Without consideration of the forum-selection clause, the three-part balancing test generally tips toward litigation in Nebraska. However, a valid forum-selection clause is a central issue to this analysis. The clause mandates the presence of the parties and each party’s witnesses to appear in the state or federal court which serves DuPage County (e.g., United States District Court for the Northern District of Illinois). Also, the expedient and expeditious enforcement of the forum-selection clause requires the Court to transfer, rather than dismiss this action.

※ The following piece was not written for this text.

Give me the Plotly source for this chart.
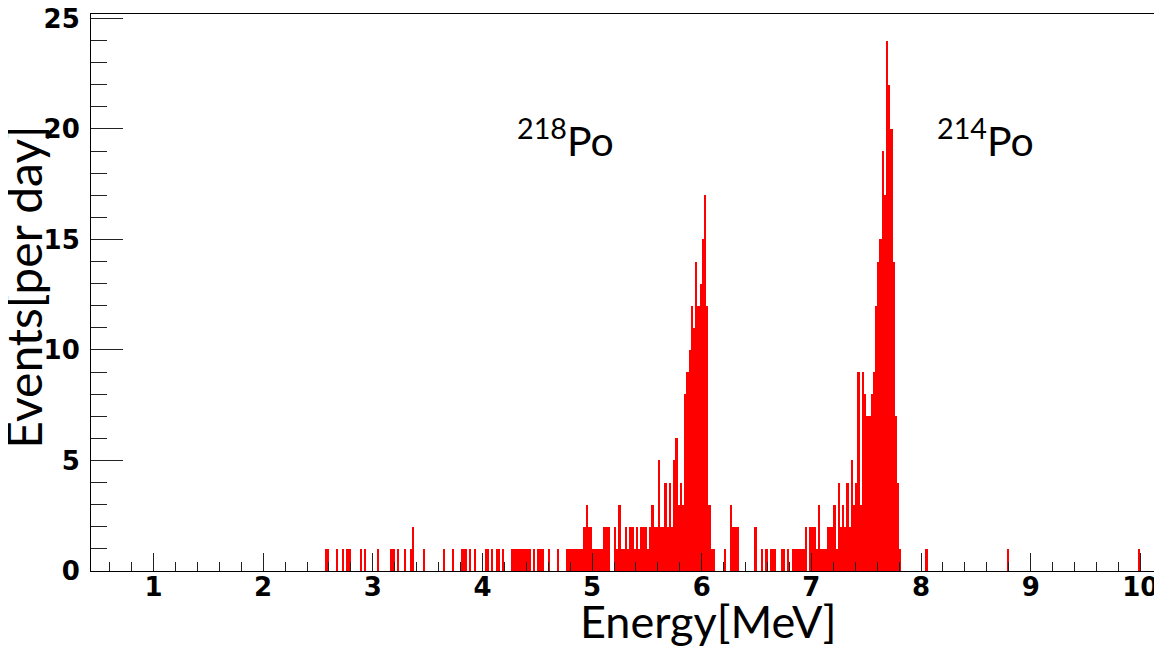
import plotly.graph_objects as go

# ---- data (bin centres in MeV, bin width 0.02 MeV; counts per day) ----
bin_width = 0.02
bin_centers = [
    2.57, 2.59, 2.67, 2.73, 2.77, 2.79, 2.89, 2.93, 3.05, 3.17, 3.19, 3.23, 3.29, 3.35, 3.37,
    3.47, 3.65, 3.73, 3.81, 3.83, 3.85, 3.89, 3.93,
    4.03, 4.05, 4.09, 4.13, 4.15, 4.19, 4.27, 4.29, 4.31, 4.33, 4.35, 4.37, 4.39, 4.41, 4.43,
    4.47, 4.51, 4.53, 4.55, 4.61, 4.69,
    4.77, 4.79, 4.81, 4.83, 4.85, 4.87, 4.89, 4.91, 4.93, 4.95, 4.97, 4.99,
    5.01, 5.03, 5.05, 5.07, 5.09, 5.11, 5.13, 5.15, 5.21, 5.23, 5.25, 5.27, 5.29,
    5.31, 5.33, 5.35, 5.37, 5.39, 5.41, 5.43, 5.45, 5.47, 5.49, 5.51, 5.53, 5.55, 5.57, 5.59,
    5.61, 5.63, 5.65, 5.67, 5.69, 5.71, 5.73, 5.75, 5.77, 5.79, 5.81, 5.83, 5.85, 5.87, 5.89,
    5.91, 5.93, 5.95, 5.97, 5.99, 6.01, 6.03, 6.05, 6.07, 6.09, 6.11,
    6.21, 6.27, 6.29, 6.31, 6.33, 6.49, 6.55, 6.59, 6.63, 6.65, 6.67, 6.73, 6.75, 6.79,
    6.83, 6.85, 6.87, 6.89, 6.91, 6.93, 6.95, 6.99,
    7.01, 7.03, 7.05, 7.07, 7.09, 7.11, 7.13, 7.15, 7.17, 7.19, 7.21, 7.23, 7.25, 7.27, 7.29,
    7.31, 7.33, 7.35, 7.37, 7.39, 7.41, 7.43, 7.45, 7.47, 7.49, 7.51, 7.53, 7.55, 7.57, 7.59,
    7.61, 7.63, 7.65, 7.67, 7.69, 7.71, 7.73, 7.75, 7.77, 7.79, 7.81,
    8.05, 8.79, 9.99,
]
counts = [
    1, 1, 1, 1, 1, 1, 1, 1, 1, 1, 1, 1, 1, 1, 2,
    1, 1, 1, 1, 1, 1, 1, 1,
    1, 1, 1, 1, 1, 1, 1, 1, 1, 1, 1, 1, 1, 1, 1,
    1, 1, 1, 1, 1, 1,
    1, 1, 1, 1, 1, 1, 1, 1, 2, 3, 2, 2,
    1, 1, 1, 1, 1, 2, 2, 2, 2, 1, 3, 1, 1,
    2, 1, 2, 2, 1, 2, 1, 2, 2, 2, 1, 2, 3, 2, 2,
    5, 2, 2, 4, 2, 4, 2, 5, 6, 3, 4, 3, 8, 9, 10,
    12, 11, 14, 12, 13, 15, 17, 12, 3, 1, 1,
    1, 3, 2, 2, 2, 2, 1, 1, 1, 1, 1, 1, 1, 1,
    1, 1, 1, 1, 1, 1, 2, 2,
    2, 2, 1, 3, 1, 1, 1, 2, 2, 2, 3, 1, 4, 2, 3,
    2, 4, 2, 5, 3, 4, 9, 3, 9, 8, 7, 7, 8, 9, 12,
    14, 15, 19, 17, 24, 22, 20, 14, 7, 4, 1,
    1, 1, 1,
]

x_range = [0.43, 10.17]
y_range = [0, 25.2]
peak_labels = ["<sup>218</sup>Po", "<sup>214</sup>Po"]
peak_label_x = [4.30, 8.13]
peak_label_y = [19.6, 19.6]

fig = go.Figure()
fig.add_trace(go.Bar(
    x=bin_centers, y=counts, width=bin_width,
    marker=dict(color="#ff0000", line=dict(width=0)),
    hoverinfo="x+y",
))

tick_font = dict(family="DejaVu Sans", size=26, color="black", weight="bold")

# the page body adds an 8 px margin, so the figure is sized 8 px smaller
fig.update_layout(
    width=1154, height=638,
    margin=dict(l=83, r=3, t=6, b=75, autoexpand=False),
    plot_bgcolor="white", paper_bgcolor="white",
    bargap=0, showlegend=False,
    xaxis=dict(
        range=x_range, tick0=0, dtick=1, ticks="inside", ticklen=18, tickwidth=1,
        tickcolor="#222", showline=True, linecolor="black", linewidth=1, mirror=True,
        showgrid=False, zeroline=False, tickfont=tick_font, ticklabelstandoff=-7,
        ticklabeloverflow="allow", automargin=False,
        minor=dict(tick0=0, dtick=0.2, ticks="inside", ticklen=9, tickwidth=1,
                   tickcolor="#222", showgrid=False),
    ),
    yaxis=dict(
        range=y_range, tick0=0, dtick=5, ticks="inside", ticklen=32, tickwidth=1,
        tickcolor="#222", showline=True, linecolor="black", linewidth=1, mirror=True,
        showgrid=False, zeroline=False, tickfont=tick_font, ticklabelstandoff=5,
        ticklabeloverflow="allow", automargin=False,
        minor=dict(tick0=0, dtick=1, ticks="inside", ticklen=16, tickwidth=1,
                   tickcolor="#222", showgrid=False),
    ),
)

label_font = "Lato"
fig.add_annotation(text="Energy[MeV]", xref="paper", yref="paper", x=0.578, y=-0.089,
                   xanchor="center", yanchor="middle", showarrow=False,
                   font=dict(family=label_font, size=45, color="black"))
fig.add_annotation(text="Events[per day]", xref="paper", yref="paper", x=-0.063, y=0.51,
                   xanchor="center", yanchor="middle", textangle=-90, showarrow=False,
                   font=dict(family=label_font, size=48, color="black"))
for txt, px, py in zip(peak_labels, peak_label_x, peak_label_y):
    fig.add_annotation(text=txt, x=px, y=py, xref="x", yref="y", xanchor="left",
                       yanchor="middle", showarrow=False,
                       font=dict(family=label_font, size=41, color="black"))

fig.write_html("out.html")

Consequently, because of the preference of courts to transfer actions, the deference that courts give to enforceable forum-selection clauses, the agreement of the parties to transfer to the District Court for Northern District of Illinois, and because Heartland has successfully argued for the convenience of the parties and the interest of justice, the Court will allow Heartland to transfer directly to the United States District Court for the Northern District of Illinois. A separate order will be entered in accordance with this memorandum opinion.
. The parties to the Contract are designated as Sequest Technologies, Inc. ("Sequest”) and Heartland (Ex. 1, Filing No. 1, at 17). Nets-mart informs the Court that it was formerly known as Sequest (Filing No. 11, at 1). The copy of the Contract provided to the Court as an exhibit to the complaint is not signed, but Netsmart does not dispute that it is a party to the Contract.